If you feel like a situation, a job, a thing, a place, a person, an animal or anything else is the problem in your relationship, it may serve you to ask yourself the following questions:

  1. What would be so bad about admitting that the relationship itself has a problem or that there are incompatibilities between you or even that the relationship does not work the way it is? Using our previous example, Ye-Jun and Brad both feel that admitting to this would mean that they would have to admit that their needs won’t get met in the relationship, and so they will never get what they want from each other. This means that they are back to square one in terms of their needs and back to square one in terms of needing to find a compatible partner; which they both believe doesn’t exist. As well as the shame of getting a divorce and how that looks to their family and to society; especially because Ye-Jun is a psychologist.
  2. Imagine that the specific problem does not exist and the situation, job, thing, place, person, or animal you’re having the issue with is exactly how you want it to be. Would the problem in your relationship be gone? Or would it manifest somewhere else? And what does that tell you that the real issue is? Using our previous example, if Brad imagines that Ye-Jun and his ex-girlfriend get along perfectly and are best friends, is everything between him and Ye-Jun fine? Or are they now fighting about yet another relationship in his life that Ye-Jun thinks is a threat? Or are they now fighting about him wanting Ye-Jun to be more independent and Ye-Jun wanting him to quit his job to find a job with reliable hours, where he isn’t on call? That tells both Ye-Jun and Brad that the real problem in the relationship is that they have drastically different desires for their lives in general as well as for how they want their partnership to look like.
  3. What truth about yourself or about the other person that you are in a relationship with, are you not willing to see and accept? How are you making the problem about a situation or thing or place or other person, rather than to make it about a specific painful or scary truth about yourself or about the other person that you are in the relationship with? Using our previous example, Ye-Jun is refusing to accept that Brad does not want to prioritize her and is instead telling herself that he will prioritize her as long as the ex-girlfriend is not in the picture. Brad is refusing to accept that Ye-Jun does not want him to have anything in his life that conflicts with her needs. And is instead telling himself that if he can get his ex-girlfriend to change her personality and be more accommodative of Ye-Jun's needs, even when Ye-Jun’s needs conflict with her own needs, that Ye-Jun will finally be fine to share him with his ex-girlfriend.
  4. If you 100% knew that the external problem in the relationship is solely a manifestation of an internal problem within the relationship, what would that internal problem be? Another way of looking at this is: If God/ The Universe came down to you today in a physical form and told you that what you think the external problem in the relationship is, is not actually the problem. The problem is inside you and inside the other person you are in a relationship with. And therefore, it is a problem between and internal to the two of you, what would the actual problem be? Using our previous example, the external issue with Brad’s ex-girlfriend and his job is just an external manifestation of the issue of insecurity relative to importance and prioritization that exists in the relationship. And also, the incompatible desires that both Brad and Ye-Jun have relative to the kind of life and relationship they both want.
  5. What would happen if that one problem in your relationship, or even if all external problems in your relationship, were gone?

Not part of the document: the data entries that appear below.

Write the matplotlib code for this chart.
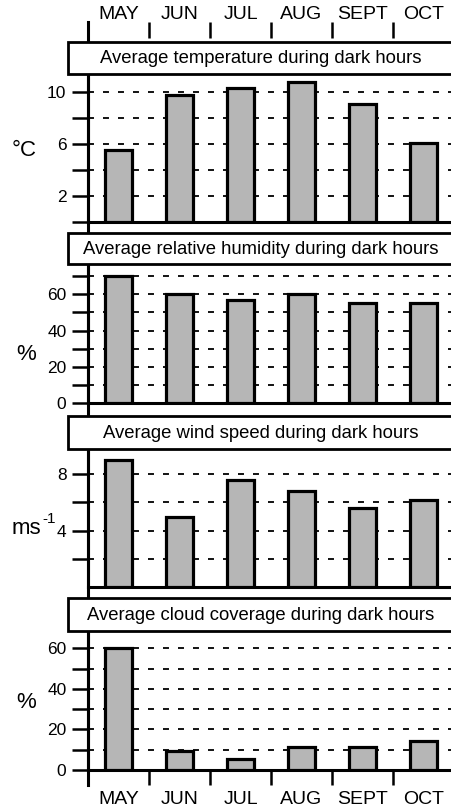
import matplotlib
matplotlib.use('Agg')
import matplotlib.pyplot as plt
from matplotlib.patches import Rectangle
from matplotlib.lines import Line2D

plt.rcParams['font.family'] = ['Liberation Sans', 'DejaVu Sans']
plt.rcParams['lines.scale_dashes'] = False

# ---------------- data ----------------
months = ['MAY', 'JUN', 'JUL', 'AUG', 'SEPT', 'OCT']
temperature = [5.5, 9.8, 10.3, 10.8, 9.1, 6.1]
humidity = [70, 60, 57, 60, 55, 55]
wind = [9.0, 5.0, 7.6, 6.8, 5.6, 6.2]
cloud = [60, 9.5, 5.4, 11.5, 11.5, 14.4]

titles = ['Average temperature during dark hours',
          'Average relative humidity during dark hours',
          'Average wind speed during dark hours',
          'Average cloud coverage during dark hours']
ylabels = ['°C', '%', 'ms', '%']

temp_ticks = [0, 2, 4, 6, 8, 10]
temp_labels = ['', '2', '', '6', '', '10']
hum_ticks = [0, 10, 20, 30, 40, 50, 60, 70]
hum_labels = ['0', '', '20', '', '40', '', '60', '']
wind_ticks = [2, 4, 6, 8]
wind_labels = ['', '4', '', '8']
cloud_ticks = [0, 10, 20, 30, 40, 50, 60]
cloud_labels = ['0', '', '20', '', '40', '', '60']

# ---------------- layout helpers (pixels) ----------------
W, H = 451, 811
def fx(x):
    return x / W
def fy(y):
    return 1 - y / H

fig = plt.figure(figsize=(W / 100, H / 100), dpi=100)

AX_L, AX_W = 88, 366
# (box_top, box_bottom/axes_top, axes_bottom, ymax)
panels = [
    (42, 74, 221.5, 11.39),
    (233, 264, 403.3, 76.7),
    (416, 449, 587.4, 9.77),
    (598, 631, 770, 68.5),
]
series = [temperature, humidity, wind, cloud]
ticks = [temp_ticks, hum_ticks, wind_ticks, cloud_ticks]
tlabels = [temp_labels, hum_labels, wind_labels, cloud_labels]
ylab_pos = [(24, 150), (26, 355), (41, 528), (26, 702)]

bar_color = '#b6b6b6'
x = list(range(len(months)))
axes = []
for i, (bt, at, ab, ymax) in enumerate(panels):
    ax = fig.add_axes([fx(AX_L), fy(ab), AX_W / W, (ab - at) / H])
    ax.set_xlim(-0.5, 5.5)
    ax.set_ylim(0, ymax)
    ax.bar(x, series[i], width=0.45, color=bar_color, edgecolor='black',
           linewidth=2.3, zorder=3)
    ax.set_yticks(ticks[i])
    ax.set_yticklabels(tlabels[i])
    ax.tick_params(axis='y', direction='out', length=11.5, width=1.8,
                   pad=4, labelsize=12.5)
    for g in ticks[i]:
        if g > 0:
            ax.axhline(g, color='black', lw=1.3, linestyle=(0, (4.3, 6.5)),
                       zorder=1)
    for s in ['top', 'right']:
        ax.spines[s].set_visible(False)
    ax.spines['left'].set_linewidth(2.2)
    ax.spines['bottom'].set_linewidth(2.2)
    ax.set_xticks([])
    axes.append(ax)

    # title box
    rect = Rectangle((fx(68), fy(at)), (470 - 68) / W, (at - bt) / H,
                     transform=fig.transFigure, facecolor='white',
                     edgecolor='black', linewidth=2.0, zorder=5)
    fig.add_artist(rect)
    fig.text(fx(261), fy((bt + at) / 2 + 0.5), titles[i], ha='center',
             va='center', fontsize=13.3, zorder=6)
    if i == 2:
        fig.text(fx(ylab_pos[i][0]), fy(ylab_pos[i][1]), ylabels[i],
                 ha='right', va='center', fontsize=16)
        fig.text(fx(ylab_pos[i][0] + 1), fy(ylab_pos[i][1] - 9), '-1',
                 ha='left', va='center', fontsize=11)
    else:
        fig.text(fx(ylab_pos[i][0]), fy(ylab_pos[i][1]), ylabels[i],
                 ha='center', va='center', fontsize=16)

# bottom month axis
ax4 = axes[-1]
bounds = [v - 0.5 for v in x]
ax4.set_xticks(bounds)
ax4.set_xticklabels([''] * len(bounds))
ax4.set_xticks(x, minor=True)
ax4.set_xticklabels(months, minor=True)
ax4.tick_params(axis='x', which='major', direction='out', length=11,
                width=1.8)
ax4.tick_params(axis='x', which='minor', length=0, pad=15, labelsize=14)

# top month axis
axt = fig.add_axes([fx(AX_L), fy(38), AX_W / W, 0.0001])
axt.set_xlim(-0.5, 5.5)
axt.set_yticks([])
for s in axt.spines.values():
    s.set_visible(False)
axt.patch.set_visible(False)
axt.set_xticks(bounds)
axt.set_xticks(x, minor=True)
axt.set_xticklabels(months, minor=True)
axt.tick_params(axis='x', which='major', top=True, bottom=False,
                labeltop=False, labelbottom=False, direction='out',
                length=11.5, width=1.8)
axt.tick_params(axis='x', which='minor', top=True, bottom=False,
                labeltop=True, labelbottom=False, length=0, pad=11,
                labelsize=14)

# continuous left vertical line through the gaps
fig.add_artist(Line2D([fx(88), fx(88)], [fy(22), fy(785)],
                      transform=fig.transFigure, color='black', lw=2.2,
                      zorder=4))

fig.savefig('out.png', dpi=100)
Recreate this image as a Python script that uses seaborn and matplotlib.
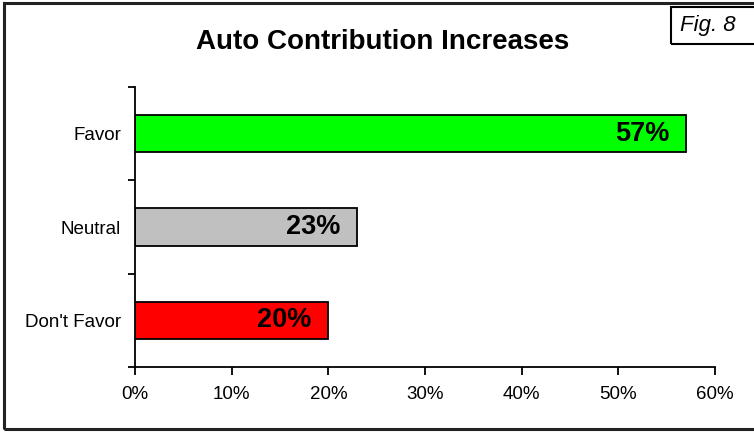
import matplotlib
matplotlib.use("Agg")
import matplotlib.pyplot as plt
import seaborn as sns
import numpy as np
from matplotlib.patches import Rectangle
from matplotlib.ticker import FixedLocator, FuncFormatter

# Survey responses
categories = ["Favor", "Neutral", "Don't Favor"]
values = [57, 23, 20]
bar_colors = ["#00FF00", "#C0C0C0", "#FF0000"]
x_ticks = [0, 10, 20, 30, 40, 50, 60]
title = "Auto Contribution Increases"
fig_tag = "Fig. 8"

sns.set_theme(style="white")
plt.rcParams["font.family"] = ["Liberation Sans", "DejaVu Sans"]

W, H = 754, 432
fig = plt.figure(figsize=(W / 100, H / 100), dpi=100)
ax = fig.add_axes([135 / W, 1 - 367 / H, (715 - 135) / W, (367 - 87) / H])

sns.barplot(x=values, y=categories, hue=categories, palette=bar_colors,
            saturation=1, orient="h", width=0.4, edgecolor="black",
            linewidth=1.3, legend=False, ax=ax)

ax.set_xlim(0, 60)
ax.set_ylim(2.5, -0.5)
ax.set_xlabel("")
ax.set_ylabel("")

# x axis: percent ticks pointing down
ax.xaxis.set_major_locator(FixedLocator(x_ticks))
ax.xaxis.set_major_formatter(FuncFormatter(lambda v, p: f"{int(v)}%"))
ax.tick_params(axis="x", which="major", bottom=True, direction="out",
               length=6, width=1.3, color="black", labelsize=13.5,
               labelcolor="black", pad=8)

# y axis: labels centred on bars, tick marks on the category boundaries
ax.set_yticks(range(len(categories)))
ax.set_yticklabels(categories)
ax.tick_params(axis="y", which="major", left=False, labelsize=13.5,
               labelcolor="black", pad=4)
ax.yaxis.set_minor_locator(FixedLocator(np.arange(-0.5, len(categories), 1.0)))
ax.tick_params(axis="y", which="minor", left=True, direction="out",
               length=5, width=1.3, color="black")

for side in ["top", "right"]:
    ax.spines[side].set_visible(False)
for side in ["left", "bottom"]:
    ax.spines[side].set_color("black")
    ax.spines[side].set_linewidth(1.3)
ax.grid(False)

# value labels inside the bar ends
for i, v in enumerate(values):
    ax.annotate(f"{v}%", xy=(v, i), xytext=(-17, 0), textcoords="offset pixels",
                ha="right", va="center", fontsize=19.5, fontweight="bold",
                color="black")

fig.text(383 / W, 1 - 42 / H, title, ha="center", va="center",
         fontsize=20, fontweight="bold", color="black")

# outer frame
fig.patches.append(Rectangle((4 / W, 3 / H), (W + 10) / W, (H - 6) / H,
                             transform=fig.transFigure, fill=False,
                             edgecolor="#222222", linewidth=2.2))
# figure tag box
fig.patches.append(Rectangle((671 / W, 1 - 44 / H), 90 / W, 37 / H,
                             transform=fig.transFigure, fill=False,
                             edgecolor="black", linewidth=1.5))
fig.text(708 / W, 1 - 25 / H, fig_tag, ha="center", va="center",
         fontsize=16, fontstyle="italic", color="black")

fig.savefig("out.png", dpi=100, facecolor="white")
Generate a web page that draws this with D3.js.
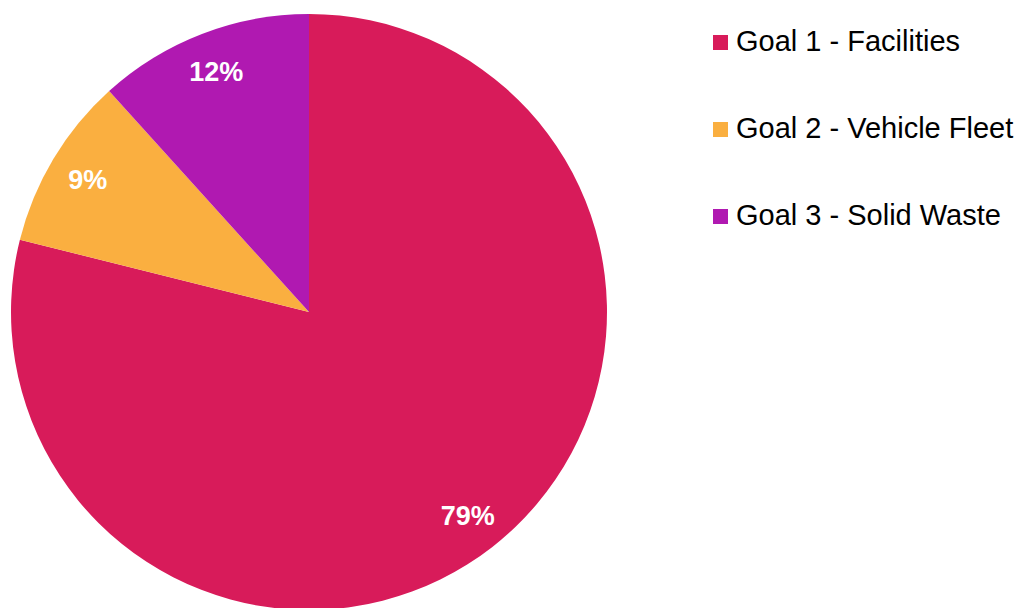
<!DOCTYPE html>
<html>
<head>
<meta charset="utf-8">
<script src="https://cdn.jsdelivr.net/npm/d3@7"></script>
<style>
  body { margin: 0; background: #fff; }
  svg { display: block; font-family: "Liberation Sans", Arial, sans-serif; }
</style>
</head>
<body>
<svg id="chart" width="1021" height="608"></svg>
<script>
// Chart data (shares, labels shown rounded)
const categories = ["Goal 1 - Facilities", "Goal 2 - Vehicle Fleet", "Goal 3 - Solid Waste"];
const shares = [78.9, 9.4, 11.7];
const colors = ["#d81b5a", "#faaf40", "#b019b1"];

const svg = d3.select("#chart");

// Pie geometry
const cx = 309, cy = 312, radius = 298;
const labelRadius = 258;

const data = categories.map((name, i) => ({ name, value: shares[i], color: colors[i] }));

const pie = d3.pie()
    .value(d => d.value)
    .sort(null)
    .startAngle(0)
    .endAngle(2 * Math.PI);

const arc = d3.arc().innerRadius(0).outerRadius(radius);
const labelArc = d3.arc().innerRadius(labelRadius).outerRadius(labelRadius);

const g = svg.append("g").attr("transform", `translate(${cx},${cy})`);

g.selectAll("path.slice")
    .data(pie(data))
    .join("path")
    .attr("class", "slice")
    .attr("d", arc)
    .attr("fill", d => d.data.color);

// Percent labels
g.selectAll("text.pct")
    .data(pie(data))
    .join("text")
    .attr("class", "pct")
    .attr("transform", d => `translate(${labelArc.centroid(d)})`)
    .attr("text-anchor", "middle")
    .attr("dy", "0.36em")
    .attr("fill", "#fff")
    .attr("font-size", 27)
    .attr("font-weight", "bold")
    .text(d => `${Math.round(d.data.value)}%`);

// Legend
const legendY = d3.scalePoint()
    .domain(categories)
    .range([51, 225]);

const legend = svg.append("g");
const rows = legend.selectAll("g.row")
    .data(data)
    .join("g")
    .attr("class", "row")
    .attr("transform", d => `translate(713,${legendY(d.name)})`);

rows.append("rect")
    .attr("x", 0)
    .attr("y", -16)
    .attr("width", 15)
    .attr("height", 15)
    .attr("fill", d => d.color);

rows.append("text")
    .attr("x", 23)
    .attr("y", 0)
    .attr("fill", "#000")
    .attr("font-size", 29)
    .text(d => d.name);
</script>
</body>
</html>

If your answer to that last question is, ‘everything would be fine’, then you fell into a trick question. If your answer is, ‘everything would be fine’, you are in denial about relationships in general. You are in denial about the relationship you are in. You are especially in denial about the actual problem in the relationship you are in. It is at this point that I’m going to hit you with a truth that is hard to swallow, but necessary to swallow if you want good relationships. Every external problem which is happening to a relationship is a reflection or indication of a problem within the relationship. Using our example, Ye-Jun and Brad may perceive that Brad’s ex-girlfriend is posing a threat to the relationship. They perceive that this threat is happening to their relationship and is making their relationship less secure. But it is simply a reflection of the problem within the relationship. Specifically the problem that Brad and Ye-Jun have a different idea of what kind of relationship they want to have with one another. As well as the insecurities that Ye-Jun has relative to her importance in Brad’s life. As well as the reality that Brad does not want to prioritize Ye-Jun.

So that you can understand this better, I will give you another example. A woman may be in a relationship with a man in the army. When he gets sent off on assignment over and over, she may decide that she hates the army. In order to avoid looking at the internal issues in the relationship, she decides that what is happening to her and to her relationship is the army. But actually, her husband continuing to be sent off on assignment for months at a time is just an external manifestation of the incompatibilities within their relationship. Specifically, between the kind of life they want for themselves. She wants a man who is there with her and with their kids every day. She wants predictability and reliability and presence. But regardless of what her husband says to her, he doesn’t want that dullness of the normal day to day life. He loves the excitement of the unpredictability. He loves being off on meaningful adventures and knowing that he has a woman back home who he can come home to, who is taking care of his kids and the household.

What are the real issues that are internal to you, internal to the other person and internal to the relationship between you both, which are manifesting as this external problem? If a person needs a bad guy to make their relationship work, their relationship doesn’t actually work. If you need a scapegoat to feel good about yourself, you don’t actually feel good about yourself. And all you are doing is avoiding reality and avoiding the real problem, which not only hurts you and everyone around you, it also leaves the actual problem absolutely unresolved for days and weeks and months and years and potentially forever. Which means that in order to avoid some kind of short-term intense pain and conflict that you feel you can’t face, you are settling for chronic underlying pain and conflict that you feel like you can handle. You are taking the slow acting poison and failing to see what the long-term consequences of that will be.